Considering ample evidence suggesting human postural control as a complex series of neurophysiological processes involving several cortical and subcortical structures [18], the univariate nature of SVV/SDH testing outcomes seems to restrict its sensitivity. A potential method to improve SVV and SVH outcomes is the analysis of the body’s sway behavior (computerized stabilometry). This assessment is based on the recording of the body’s central of pressure (COP) coordinates on a force platform during the execution of quiet bipedal vertical stance [19, 20]. Once recorded, these signals are submitted to computational procedures for the extraction of multiple indices corresponding to characteristics belonging to multiple analytical domains, i.e., spatial, temporal, frequency, and structural domains [21, 22]. In fact, this principle has been utilized to investigate the effect of vision on postural control by analyzing body sway behavior during quiet stance with eyes open and closed [23–27]. Despite their importance, these investigations were not designed to establish an actual index representing the visual dependency during postural control, nor its potential modulation across the lifespan. Such gap in the scientific literature remains.
A plausible solution to overcome this gap is the development of postural indices dedicated to the quantification of visual dependency. For example, the computation of ratios between indices obtained from different conditions of visual inputs availability could be a potential marker for visual dependency. Under this approach, individuals showing larger visual dependency would likely develop ratios departing from the normative. The use of postural index ratios was introduced by Nashner and Peters (1990) as a concept for the sensory organization testing where major sensory modalities are manipulated for the establishment of ratio-based scores [28]. This method has been clinically used in the past decades. However, the ratios and scores (i.e. maximum amplitudes of body sway and COP’s shortest distances to the base of support’s boundary) still represent only a fraction of all indices reported in laboratory as sensitive to modulation of visual inputs [28–30].
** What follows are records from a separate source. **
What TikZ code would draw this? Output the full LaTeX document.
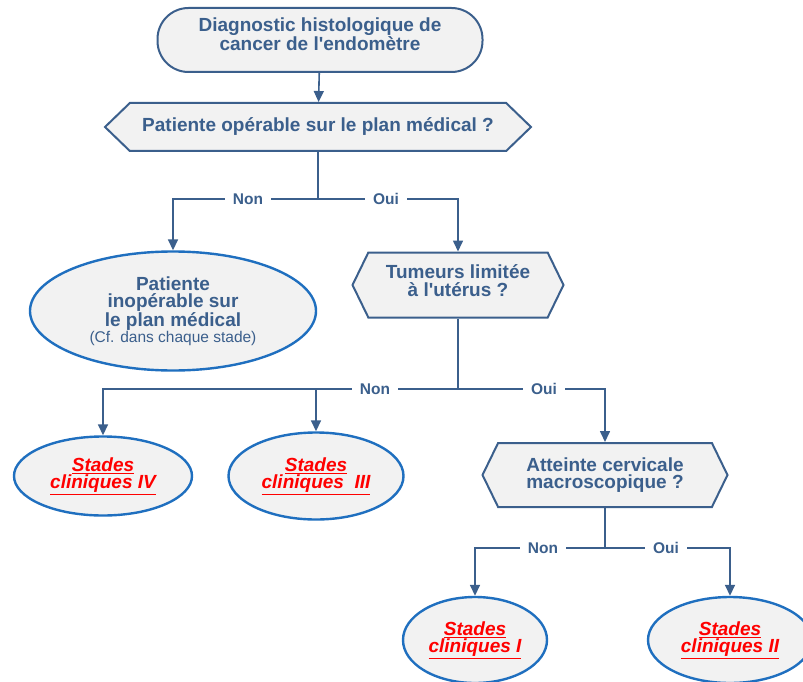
\documentclass[tikz,border=0pt]{standalone}
\usepackage{fontspec}
\setmainfont{Liberation Sans}[Ligatures=TeXOff]
\usetikzlibrary{shapes.geometric,shapes.symbols,arrows.meta}
\definecolor{navy}{HTML}{3B5F8C}
\definecolor{rim}{HTML}{1F6FBF}
\definecolor{pale}{HTML}{F2F2F2}

\begin{document}
\begin{tikzpicture}[x=1pt, y=-1pt,
	txt/.style={text=navy, font=\fontsize{19}{17.5}\selectfont\bfseries, align=center},
	startbox/.style={txt, draw=navy, line width=2pt, fill=pale, rectangle, rounded corners=31pt, minimum width=325pt, minimum height=64pt},
	ask/.style={txt, draw=navy, line width=2pt, fill=pale, signal, signal to=west and east, inner xsep=0pt},
	oval/.style={txt, draw=rim, line width=2.4pt, fill=pale, ellipse, inner sep=0pt},
	stage/.style={oval, text=red, font=\fontsize{19}{17.5}\selectfont\bfseries\itshape},
	link/.style={draw=navy, line width=1.6pt},
	arr/.style={link, -{Triangle[width=10pt,length=11pt]}},
	lab/.style={text=navy, font=\fontsize{15.5}{15}\selectfont\bfseries, fill=white, inner xsep=8pt, inner ysep=1pt}]
	\useasboundingbox (0,0) rectangle (803,682);

	\node[startbox, text depth=12pt] (start) at (320,40) {Diagnostic histologique de\\cancer de l'endomètre};
	\node[ask, signal pointer angle=88, minimum width=426pt, minimum height=48pt] (q1) at (318,127) {Patiente opérable sur le plan médical ?};
	\node[oval, minimum width=286pt, minimum height=119pt] (nonop) at (173,311) {Patiente\\inopérable sur\\le plan médical\\[-2pt]{\fontsize{15.5}{15}\selectfont\mdseries (Cf. dans chaque stade)}};
	\node[ask, text depth=9pt, signal pointer angle=128, minimum width=211pt, minimum height=65pt] (q2) at (458,285) {Tumeurs limitée\\à l'utérus ?};
	\node[stage, minimum width=178pt, minimum height=79pt] (s4) at (103,476) {\underline{Stades}\\\underline{cliniques IV}};
	\node[stage, minimum width=175pt, minimum height=87pt] (s3) at (316,476) {\underline{Stades}\\\underline{cliniques~ III}};
	\node[ask, signal pointer angle=128, minimum width=245pt, minimum height=64pt] (q3) at (605,475) {Atteinte cervicale\\macroscopique ?};
	\node[stage, minimum width=144pt, minimum height=86pt] (s1) at (475,640) {\underline{Stades}\\\underline{cliniques I}};
	\node[stage, minimum width=164pt, minimum height=86pt] (s2) at (730,640) {\underline{Stades}\\\underline{cliniques II}};

	\coordinate (j1) at (318,199);
	\coordinate (j2) at (458,389);
	\coordinate (j3) at (605,548);

	\draw[arr] (start) -- (q1);
	\draw[link] (q1.south) -- (j1);
	\draw[arr] (j1) -| (nonop.north);
	\draw[arr] (j1) -| (q2.north);
	\draw[link] (q2.south) -- (j2);
	\draw[arr] (j2) -| (s4.north);
	\draw[arr] (j2) -| (s3.north);
	\draw[arr] (j2) -| (q3.north);
	\draw[link] (q3.south) -- (j3);
	\draw[arr] (j3) -| (s1.north);
	\draw[arr] (j3) -| (s2.north);

	\node[lab] (n1) at (248,199) {Non};
	\node[lab] (o1) at (386,199) {Oui};
	\node[lab] (n2) at (375,389) {Non};
	\node[lab] (o2) at (544,389) {Oui};
	\node[lab] (n3) at (543,548) {Non};
	\node[lab] (o3) at (666,548) {Oui};
\end{tikzpicture}
\end{document}
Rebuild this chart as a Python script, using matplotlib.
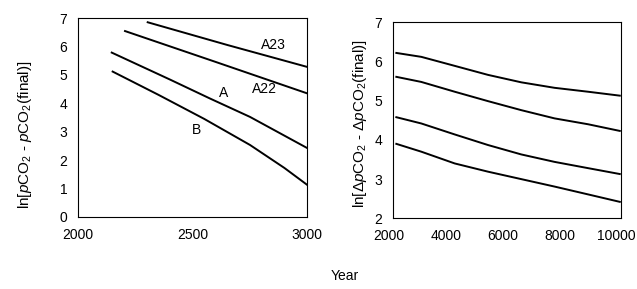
import matplotlib
matplotlib.use('Agg')
import matplotlib.pyplot as plt
import matplotlib.transforms as mtransforms

plt.rcParams['font.family'] = 'Liberation Sans'
plt.rcParams['mathtext.fontset'] = 'custom'
plt.rcParams['mathtext.rm'] = 'Liberation Sans'
plt.rcParams['mathtext.it'] = 'Liberation Sans:italic'

# left panel: ln[pCO2 - pCO2(final)] vs year
yr_a23 = [2303, 2650, 2997]
ln_a23 = [6.86, 6.06, 5.29]

yr_a22 = [2204, 2600, 3000]
ln_a22 = [6.55, 5.46, 4.35]

yr_a = [2146, 2400, 2575, 2750, 3000]
ln_a = [5.79, 4.84, 4.17, 3.52, 2.42]

yr_b = [2150, 2350, 2550, 2750, 2900, 3000]
ln_b = [5.12, 4.30, 3.45, 2.53, 1.72, 1.12]

# right panel: ln[dpCO2 - dpCO2(final)] vs year
yr_r = [2116, 2995, 4170, 5340, 6510, 7680, 8860, 9975]
ln_r1 = [6.22, 6.12, 5.89, 5.66, 5.47, 5.33, 5.23, 5.13]
ln_r2 = [5.61, 5.48, 5.23, 4.99, 4.76, 4.55, 4.40, 4.23]
ln_r3 = [4.58, 4.42, 4.14, 3.87, 3.63, 3.44, 3.28, 3.13]
ln_r4 = [3.90, 3.70, 3.40, 3.19, 3.00, 2.81, 2.61, 2.42]

fig = plt.figure(figsize=(6.37, 2.89), dpi=100)
ax1 = fig.add_axes([0.1229, 0.2502, 0.3595, 0.6865])
ax2 = fig.add_axes([0.617, 0.2446, 0.3571, 0.678])

lw = 1.4
ax1.plot(yr_a23, ln_a23, 'k-', lw=lw)
ax1.plot(yr_a22, ln_a22, 'k-', lw=lw)
ax1.plot(yr_a, ln_a, 'k-', lw=lw)
ax1.plot(yr_b, ln_b, 'k-', lw=lw)
ax1.text(2852, 6.06, 'A23', fontsize=10, ha='center', va='center')
ax1.text(2815, 4.51, 'A22', fontsize=10, ha='center', va='center')
ax1.text(2636, 4.38, 'A', fontsize=10, ha='center', va='center')
ax1.text(2517, 3.06, 'B', fontsize=10, ha='center', va='center')
ax1.set_xlim(2000, 3000)
ax1.set_ylim(0, 7)
ax1.set_xticks([2000, 2500, 3000])
ax1.set_yticks(range(0, 8))

for ln in [ln_r1, ln_r2, ln_r3, ln_r4]:
    ax2.plot(yr_r, ln, 'k-', lw=lw)
ax2.set_xlim(2000, 10000)
ax2.set_ylim(2, 7)
ax2.set_xticks([2000, 4000, 6000, 8000, 10000])
ax2.set_yticks(range(2, 8))

for ax in [ax1, ax2]:
    ax.tick_params(length=0, labelsize=10, pad=8)
    for s in ax.spines.values():
        s.set_linewidth(0.8)

# nudge right panel year labels left so 10000 stays on the page
shift = mtransforms.ScaledTranslation(-4/100, 0, fig.dpi_scale_trans)
for lab in ax2.get_xticklabels():
    lab.set_transform(lab.get_transform() + shift)

fig.text(25/637, 1 - 135/289, r'ln[$\it{p}$CO$_2$ - $\it{p}$CO$_2$(final)]',
         rotation=90, ha='center', va='center', fontsize=11)
fig.text(360/637, 1 - 124/289, r'ln[$\Delta\it{p}$CO$_2$ - $\Delta\it{p}$CO$_2$(final)]',
         rotation=90, ha='center', va='center', fontsize=11)
fig.text(345/637, 1 - 276/289, 'Year', ha='center', va='center', fontsize=10)

fig.savefig('out.png', dpi=100)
The present study was designed to bridge this gap. Here, we introduced the use of a set of Visuo-Postural Dependency Index (VPDI) representing the normalized differences calculated for multiple variables of interest recorded via computerized stabilometry, and under different conditions of visual inputs availability. We investigated the modulation of each VPDI to establish their ability to capture the effects of changes in visual inputs, their potential modulation across the lifespan, their correlations to SVV and SVH testing results, and a potential gender effect. Our main hypothesis is centered on the expectancy that VPDIs representing multiple analytical domains would be sensitive to the modulation of visual inputs. We also hypothesized that visual dependency would decrease with age. This study represents a logical progression on the study of visuo-postural dependency by providing a comprehensive panel of postural behavioral quantities and establishing an initial set of normative data across the adult life span. Moreover, the present study will offer an initial analysis of the potential relationship between subjective visual testing and stabilometric indices.